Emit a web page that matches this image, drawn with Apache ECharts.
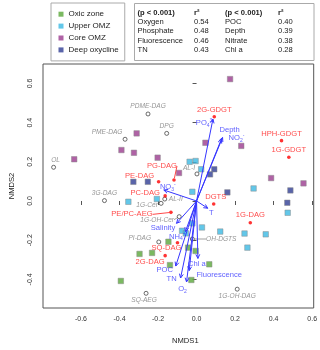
<!DOCTYPE html>
<html>
<head>
<meta charset="utf-8">
<script src="https://cdn.jsdelivr.net/npm/echarts@6/dist/echarts.min.js"></script>
<style>
html, body { margin: 0; padding: 0; background: #fff; }
#chart { width: 320px; height: 350px; }
</style>
</head>
<body>
<div id="chart"></div>
<script>
// axis ticks
var xTicks = [-0.6, -0.4, -0.2, 0, 0.2, 0.4, 0.6];
var yTicks = [-0.4, -0.2, 0, 0.2, 0.4, 0.6];

// samples (NMDS1, NMDS2)
var oxicZone = [[-0.296, -0.270], [-0.231, -0.265], [-0.393, -0.408], [-0.146, -0.208], [-0.044, -0.238],
  [-0.005, -0.255], [-0.138, -0.327], [0.066, -0.323], [-0.027, -0.403]];
var upperOMZ = [[-0.354, -0.004], [-0.206, 0.010], [-0.036, 0.200], [-0.005, 0.204], [0.024, 0.162],
  [-0.022, 0.047], [0.296, 0.064], [-0.022, -0.114], [-0.075, -0.152], [-0.056, -0.165], [0.028, -0.135],
  [0.123, -0.156], [0.249, -0.166], [0.359, -0.170], [0.264, -0.238], [0.473, -0.060]];
var coreOMZ = [[-0.635, 0.213], [-0.390, 0.260], [-0.325, 0.246], [-0.311, 0.345], [-0.202, 0.221],
  [0.046, 0.297], [0.174, 0.622], [0.232, 0.281], [-0.091, 0.143], [0.387, 0.117], [0.555, 0.090]];
var deepOxycline = [[-0.328, 0.098], [-0.253, 0.098], [0.092, 0.162], [0.070, 0.136], [0.160, 0.044],
  [0.487, 0.054], [0.471, -0.009]];

// lipids not significant (grey) and significant (red)
var greyLipids = ['OL', 'PDME-DAG', 'DPG', 'PME-DAG', '3G-DAG', '1G-Cer', 'AL-II', 'AL-I', '1G-OH-Cer', 'PI-DAG', 'SQ-AEG', 'OH-DGTS', '1G-OH-DAG'];
var greyX = [-0.742, -0.252, -0.155, -0.371, -0.478, -0.184, -0.165, 0.002, -0.090, -0.196, -0.262, -0.022, 0.211];
var greyY = [0.172, 0.444, 0.345, 0.315, 0.002, -0.012, 0.010, 0.138, -0.080, -0.209, -0.471, -0.194, -0.450];

var redLipids = ['2G-GDGT', 'HPH-GDGT', '1G-GDGT', 'PG-DAG', 'PE-DAG', 'PC-DAG', 'PE/PC-AEG', 'DGTS', '1G-DAG', 'SQ-DAG', '2G-DAG'];
var redX = [0.092, 0.441, 0.479, -0.117, -0.197, -0.163, -0.133, 0.089, 0.279, -0.099, -0.163];
var redY = [0.430, 0.308, 0.223, 0.107, 0.098, 0.026, -0.058, -0.015, -0.111, -0.213, -0.279];

// environmental vectors
var vectors = ['PO4', 'Depth', 'NO2', 'NO3', 'T', 'Salinity', 'NH4', 'POC', 'TN', 'O2', 'Fluorescence', 'Chl a'];
var vectorX = [0.085, 0.135, 0.129, -0.170, 0.058, -0.104, -0.058, -0.108, -0.083, -0.052, -0.038, 0.007];
var vectorY = [0.418, 0.324, 0.316, 0.056, -0.037, -0.114, -0.156, -0.332, -0.393, -0.413, -0.355, -0.293];

// fit table
var fitNames1 = ['Oxygen', 'Phosphate', 'Fluorescence', 'TN'];
var fitR1 = ['0.54', '0.48', '0.46', '0.43'];
var fitNames2 = ['POC', 'Depth', 'Nitrate', 'Chl a'];
var fitR2 = ['0.40', '0.39', '0.38', '0.28'];

var FONT = 'Liberation Sans, Arial, sans-serif';
var BLUE = '#3535ff';

// label offsets (px, label centre relative to the mark)
var labelShift = {
  'OL': [2, -7], 'PDME-DAG': [0, -8], 'DPG': [0, -7.5], 'PME-DAG': [-18, -7], '3G-DAG': [0, -7],
  '1G-Cer': [-14, 1.5], 'AL-II': [11, 0], 'AL-I': [-8, -6], '1G-OH-Cer': [-22, 3], 'PI-DAG': [-19, -4],
  'SQ-AEG': [-2, 7], 'OH-DGTS': [29, 0], '1G-OH-DAG': [0, 7],
  '2G-GDGT': [0, -7], 'HPH-GDGT': [0, -7], '1G-GDGT': [0, -7], 'PG-DAG': [-12, -14], 'PE-DAG': [-19, -6],
  'PC-DAG': [-20, -3], 'PE/PC-AEG': [-39, 2], 'DGTS': [2, -7], '1G-DAG': [0, -7.5], 'SQ-DAG': [-11, 5.6],
  '2G-DAG': [-15, 6],
  'PO4': [-8, 4], 'Depth': [7, -8], 'NO2': [15, -1], 'NO3': [4, -3], 'T': [3.5, 4.5], 'Salinity': [-13.5, 5],
  'NH4': [-8, 5], 'POC': [-11, 4], 'TN': [-9, 1], 'O2': [-4, 7], 'Fluorescence': [30, 4.5], 'Chl a': [-1, 5]
};
var leader = ['PG-DAG', 'PE/PC-AEG', 'OH-DGTS', '1G-OH-Cer'];

var vectorText = {
  'PO4': '{t|PO}{s|4}{p|3-}', 'NO2': '{t|NO}{s|2}{p|-}', 'NO3': '{t|NO}{s|3}{p|-}',
  'NH4': '{t|NH}{s|4}{p|+}', 'O2': '{t|O}{s|2}'
};

function lipidData(names, xs, ys, withLeader) {
  var out = [];
  for (var i = 0; i < names.length; i++) {
    if ((leader.indexOf(names[i]) >= 0) === withLeader) {
      out.push({ name: names[i], value: [xs[i], ys[i]] });
    }
  }
  return out;
}

function shiftLayout(data) {
  return function (p) {
    var s = labelShift[data[p.dataIndex].name] || [0, 0];
    return { dx: s[0], dy: s[1] };
  };
}

function lipidSeries(names, xs, ys, withLeader, red) {
  var txt = red ? { color: '#ff1a1a', fontSize: 7.6, fontStyle: 'normal' } : { color: '#7a7a7a', fontSize: 6.6, fontStyle: 'italic' };
  var data = lipidData(names, xs, ys, withLeader);
  var s = {
    type: 'scatter',
    data: data,
    symbol: 'circle',
    symbolSize: red ? 3.6 : 4,
    itemStyle: red ? { color: '#ff0000' } : { color: '#fff', borderColor: '#333', borderWidth: 0.9 },
    label: {
      show: true, position: 'inside', formatter: '{b}', fontFamily: FONT,
      color: txt.color, fontSize: txt.fontSize, fontStyle: txt.fontStyle
    },
    labelLayout: shiftLayout(data),
    emphasis: { disabled: true },
    silent: true,
    z: 4
  };
  if (withLeader) {
    s.labelLine = { show: true, lineStyle: { color: red ? '#ff1a1a' : '#888', width: 0.8 } };
  }
  return s;
}

function sampleSeries(name, data, color) {
  return {
    name: name, type: 'scatter', data: data, symbol: 'rect', symbolSize: 5.5,
    itemStyle: { color: color, borderColor: '#8a8a8a', borderWidth: 0.6 },
    emphasis: { disabled: true }, silent: true, z: 3
  };
}

var arrowData = vectors.map(function (n, i) { return [vectorX[i], vectorY[i]]; });
var arrowTips = vectors.map(function (n, i) {
  return { name: n, value: [vectorX[i], vectorY[i]] };
});

// arrow from the origin to the vector tip, open head like R's arrows()
function renderArrow(params, api) {
  var o = api.coord([0, 0]);
  var t = api.coord([api.value(0), api.value(1)]);
  var a = Math.atan2(t[1] - o[1], t[0] - o[0]);
  var L = 4.5, w = 0.45;
  var h1 = [t[0] - L * Math.cos(a - w), t[1] - L * Math.sin(a - w)];
  var h2 = [t[0] - L * Math.cos(a + w), t[1] - L * Math.sin(a + w)];
  var st = { stroke: BLUE, lineWidth: 1, fill: null };
  return {
    type: 'group',
    children: [
      { type: 'line', shape: { x1: o[0], y1: o[1], x2: t[0], y2: t[1] }, style: st },
      { type: 'polyline', shape: { points: [h1, t, h2] }, style: st }
    ]
  };
}

function buildTable() {
  var els = [{ type: 'rect', shape: { x: 134.5, y: 3.5, width: 179.5, height: 57 }, style: { fill: '#fff', stroke: '#aaa', lineWidth: 1 } }];
  var cols = [137.5, 194, 225, 278];
  var rowY = [12.5, 22, 31.3, 40.6, 50];
  function t(x, y, s, bold) {
    els.push({ type: 'text', x: x, y: y, style: { text: s, fill: '#222', font: (bold ? 'bold ' : '') + '7.6px ' + FONT, textVerticalAlign: 'middle' } });
  }
  t(cols[0], rowY[0], '(p < 0.001)', true);
  t(cols[1], rowY[0], 'r\u00b2', true);
  t(cols[2], rowY[0], '(p < 0.001)', true);
  t(cols[3], rowY[0], 'r\u00b2', true);
  for (var i = 0; i < fitNames1.length; i++) {
    t(cols[0], rowY[i + 1], fitNames1[i]);
    t(cols[1], rowY[i + 1], fitR1[i]);
    t(cols[2], rowY[i + 1], fitNames2[i]);
    t(cols[3], rowY[i + 1], fitR2[i]);
  }
  return els;
}

var chart = echarts.init(document.getElementById('chart'), null, { renderer: 'canvas' });
chart.setOption({
  animation: false,
  textStyle: { fontFamily: FONT },
  grid: { left: 39.3, right: 5.7, top: 64, bottom: 41.5, show: true, borderColor: '#555', borderWidth: 1 },
  legend: {
    left: 51, top: 3, orient: 'vertical', selectedMode: false,
    data: ['Oxic zone', 'Upper OMZ', 'Core OMZ', 'Deep oxycline'],
    icon: 'rect', itemWidth: 5, itemHeight: 5, itemGap: 1.5,
    itemStyle: { borderWidth: 0 },
    padding: [6, 6, 5.8, 7.5], borderColor: '#aaa', borderWidth: 1,
    textStyle: { fontSize: 8, color: '#222', lineHeight: 10.4, fontFamily: FONT }
  },
  xAxis: {
    type: 'value', min: -0.797, max: 0.608,
    axisLine: { show: false }, splitLine: { show: false },
    axisTick: { show: true, customValues: xTicks, length: 4, lineStyle: { color: '#555' } },
    axisLabel: { customValues: xTicks, fontSize: 7, color: '#333', margin: 8, formatter: function (v) { return v.toFixed(1); } },
    name: 'NMDS1', nameLocation: 'middle', nameGap: 29,
    nameTextStyle: { fontSize: 7.6, color: '#222', padding: [0, 0, 0, 14] }
  },
  yAxis: {
    type: 'value', min: -0.546, max: 0.699,
    axisLine: { show: false }, splitLine: { show: false },
    axisTick: { show: true, customValues: yTicks, length: 4, lineStyle: { color: '#555' } },
    axisLabel: { customValues: yTicks, fontSize: 7, color: '#333', margin: 9, rotate: 90, formatter: function (v) { return v.toFixed(1); } },
    name: 'NMDS2', nameLocation: 'middle', nameGap: 27, nameRotate: 90,
    nameTextStyle: { fontSize: 7.6, color: '#222' }
  },
  series: [
    sampleSeries('Oxic zone', oxicZone, '#5aa83a'),
    sampleSeries('Upper OMZ', upperOMZ, '#3bb9e3'),
    sampleSeries('Core OMZ', coreOMZ, '#9b3b8e'),
    sampleSeries('Deep oxycline', deepOxycline, '#2f3d93'),
    lipidSeries(greyLipids, greyX, greyY, false, false),
    lipidSeries(greyLipids, greyX, greyY, true, false),
    lipidSeries(redLipids, redX, redY, false, true),
    lipidSeries(redLipids, redX, redY, true, true),
    {
      type: 'custom', data: arrowData, renderItem: renderArrow, silent: true, z: 5,
      encode: { x: 0, y: 1 }, clip: false
    },
    {
      type: 'scatter', data: arrowTips, symbolSize: 0, silent: true, z: 6,
      label: {
        show: true, position: 'inside', fontFamily: FONT, color: BLUE, fontSize: 7.6,
        formatter: function (p) { return vectorText[p.name] || '{t|' + p.name + '}'; },
        rich: {
          t: { fontSize: 7.6, color: BLUE, fontFamily: FONT, lineHeight: 10 },
          s: { fontSize: 5, color: BLUE, fontFamily: FONT, verticalAlign: 'bottom', lineHeight: 10 },
          p: { fontSize: 5, color: BLUE, fontFamily: FONT, verticalAlign: 'top', lineHeight: 10 }
        }
      },
      labelLayout: shiftLayout(arrowTips)
    }
  ],
  graphic: buildTable()
});
</script>
</body>
</html>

──────────

• DIRECTIVE
Your task is to restate word for word the lines from the top of the data to the line containing "-0.111, -0.213, -0.279];", both ends included, with every picture left out.

• THE COMPLETED TASK
Emit a web page that matches this image, drawn with Apache ECharts.
<!DOCTYPE html>
<html>
<head>
<meta charset="utf-8">
<script src="https://cdn.jsdelivr.net/npm/echarts@6/dist/echarts.min.js"></script>
<style>
html, body { margin: 0; padding: 0; background: #fff; }
#chart { width: 320px; height: 350px; }
</style>
</head>
<body>
<div id="chart"></div>
<script>
// axis ticks
var xTicks = [-0.6, -0.4, -0.2, 0, 0.2, 0.4, 0.6];
var yTicks = [-0.4, -0.2, 0, 0.2, 0.4, 0.6];

// samples (NMDS1, NMDS2)
var oxicZone = [[-0.296, -0.270], [-0.231, -0.265], [-0.393, -0.408], [-0.146, -0.208], [-0.044, -0.238],
  [-0.005, -0.255], [-0.138, -0.327], [0.066, -0.323], [-0.027, -0.403]];
var upperOMZ = [[-0.354, -0.004], [-0.206, 0.010], [-0.036, 0.200], [-0.005, 0.204], [0.024, 0.162],
  [-0.022, 0.047], [0.296, 0.064], [-0.022, -0.114], [-0.075, -0.152], [-0.056, -0.165], [0.028, -0.135],
  [0.123, -0.156], [0.249, -0.166], [0.359, -0.170], [0.264, -0.238], [0.473, -0.060]];
var coreOMZ = [[-0.635, 0.213], [-0.390, 0.260], [-0.325, 0.246], [-0.311, 0.345], [-0.202, 0.221],
  [0.046, 0.297], [0.174, 0.622], [0.232, 0.281], [-0.091, 0.143], [0.387, 0.117], [0.555, 0.090]];
var deepOxycline = [[-0.328, 0.098], [-0.253, 0.098], [0.092, 0.162], [0.070, 0.136], [0.160, 0.044],
  [0.487, 0.054], [0.471, -0.009]];

// lipids not significant (grey) and significant (red)
var greyLipids = ['OL', 'PDME-DAG', 'DPG', 'PME-DAG', '3G-DAG', '1G-Cer', 'AL-II', 'AL-I', '1G-OH-Cer', 'PI-DAG', 'SQ-AEG', 'OH-DGTS', '1G-OH-DAG'];
var greyX = [-0.742, -0.252, -0.155, -0.371, -0.478, -0.184, -0.165, 0.002, -0.090, -0.196, -0.262, -0.022, 0.211];
var greyY = [0.172, 0.444, 0.345, 0.315, 0.002, -0.012, 0.010, 0.138, -0.080, -0.209, -0.471, -0.194, -0.450];

var redLipids = ['2G-GDGT', 'HPH-GDGT', '1G-GDGT', 'PG-DAG', 'PE-DAG', 'PC-DAG', 'PE/PC-AEG', 'DGTS', '1G-DAG', 'SQ-DAG', '2G-DAG'];
var redX = [0.092, 0.441, 0.479, -0.117, -0.197, -0.163, -0.133, 0.089, 0.279, -0.099, -0.163];
var redY = [0.430, 0.308, 0.223, 0.107, 0.098, 0.026, -0.058, -0.015, -0.111, -0.213, -0.279];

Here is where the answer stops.